Биротто, унаследовавший от каноника Шапелу и квартиру, и мебель, и библиотеку, считал себя полновластным хозяином дома. Он ходил в гости, наносил визиты, и грач в вист и ни разу не подумал о том, чтобы пригласить с собой Софи Гамар, которая считала, что вполне этого заслуживает. На самом деле в глазах света она оставалась «выскочкой», потому что ее отец, мелкий лесоторговец из Тура, был просто разбогатевшим крестьянином, выгодно купившим в годы террора этот прекрасный дом.
Против аббата Биротто плетет интригу аббат Трубер, властный человек, который «ступает торжественным шагом и сурово оглядывает всех исподлобья». Одним своим видом он внушает людям уважение.

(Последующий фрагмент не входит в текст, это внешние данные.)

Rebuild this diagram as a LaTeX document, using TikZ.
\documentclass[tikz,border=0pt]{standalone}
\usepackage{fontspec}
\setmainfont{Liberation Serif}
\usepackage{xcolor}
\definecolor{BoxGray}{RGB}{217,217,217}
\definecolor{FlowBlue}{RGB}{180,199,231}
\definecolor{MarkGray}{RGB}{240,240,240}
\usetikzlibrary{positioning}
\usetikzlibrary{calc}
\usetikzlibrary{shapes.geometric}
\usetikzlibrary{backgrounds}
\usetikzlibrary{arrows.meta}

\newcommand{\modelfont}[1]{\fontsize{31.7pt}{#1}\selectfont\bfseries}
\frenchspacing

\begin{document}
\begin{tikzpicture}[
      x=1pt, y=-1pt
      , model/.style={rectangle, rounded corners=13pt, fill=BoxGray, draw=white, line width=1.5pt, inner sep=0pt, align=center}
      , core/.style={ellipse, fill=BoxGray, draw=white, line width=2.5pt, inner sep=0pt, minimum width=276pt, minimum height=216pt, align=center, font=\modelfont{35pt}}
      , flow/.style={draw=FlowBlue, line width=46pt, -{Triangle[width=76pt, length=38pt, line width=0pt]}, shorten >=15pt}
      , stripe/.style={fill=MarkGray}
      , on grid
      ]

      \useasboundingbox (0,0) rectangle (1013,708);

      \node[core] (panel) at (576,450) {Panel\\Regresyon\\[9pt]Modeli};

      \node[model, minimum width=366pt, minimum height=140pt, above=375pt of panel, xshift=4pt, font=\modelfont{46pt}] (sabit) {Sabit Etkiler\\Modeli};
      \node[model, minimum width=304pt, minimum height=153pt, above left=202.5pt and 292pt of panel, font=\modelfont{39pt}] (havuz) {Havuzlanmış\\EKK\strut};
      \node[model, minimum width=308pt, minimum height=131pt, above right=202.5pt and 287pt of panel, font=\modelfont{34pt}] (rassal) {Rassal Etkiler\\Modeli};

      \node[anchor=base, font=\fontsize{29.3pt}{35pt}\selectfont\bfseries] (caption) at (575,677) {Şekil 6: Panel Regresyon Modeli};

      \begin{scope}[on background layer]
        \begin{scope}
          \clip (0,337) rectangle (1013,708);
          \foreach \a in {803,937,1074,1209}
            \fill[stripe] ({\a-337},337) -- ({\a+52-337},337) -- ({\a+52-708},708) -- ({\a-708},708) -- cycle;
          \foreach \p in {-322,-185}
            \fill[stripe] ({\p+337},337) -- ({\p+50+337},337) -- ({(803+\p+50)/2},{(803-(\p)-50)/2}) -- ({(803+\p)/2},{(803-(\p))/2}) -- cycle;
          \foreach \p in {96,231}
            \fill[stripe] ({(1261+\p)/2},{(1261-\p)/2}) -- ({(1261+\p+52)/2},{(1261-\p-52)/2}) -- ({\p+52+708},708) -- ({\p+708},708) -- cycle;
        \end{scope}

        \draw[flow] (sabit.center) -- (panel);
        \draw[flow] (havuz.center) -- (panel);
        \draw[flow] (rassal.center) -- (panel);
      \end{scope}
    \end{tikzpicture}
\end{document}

Каноником назначают аббата Пуареля, а аббат Биротто простодушно подписывает свою «отставку». После чего аббат Трубер моментально вселяется в его квартиру. Биротто остался «без крыши над головой, без денег и имущества».
Эта история, при всей своей занимательности, немного потерялась на фоне событий 1826 года, когда кругом обсуждали болезнь и смерть Наполеона, спасение Людовика XVII, похищенного из тюрьмы Тампль чуть ли не в выдолбленном изнутри бревне, и, разумеется, бесчисленные жертвы Революции…
Тем не менее воцарение Иасента Трубера у мадемуазель Гамар имело глубокий скрытый смысл. Он не собирался останавливаться на достигнутом. В 1827 году он уже стал монсеньором Иасентом, епископом Труа. Его образ послужил прославлению «Конгрегации», доказательством того, что Власть и Церковь далеко не всегда существуют независимо друг от друга.
Трубер, выживший из дома Биротто, показал, словно через увеличительное стекло, как Церковь после десяти лет атеизма и двадцати лет конкордата снова обретает во Франции власть.
Действие романа «Старая дева» разворачивается в Алансоне в 1816 году. Мифологическим задним планом служат на сей раз не взаимоотношения Церкви и государства, а идеологический спор между монархистами, либералами и республиканцами.
Роза Мария Виктория Кормон — не слишком умная, но богатая владелица прекрасного дома — давным-давно должна была обзавестись семьей, однако жизнь повернулась так, что она осталась одна. В годы террора она напрасно искала себе мужа-дворянина, во времена Империи не желала связывать свою судьбу с «пушечным мясом».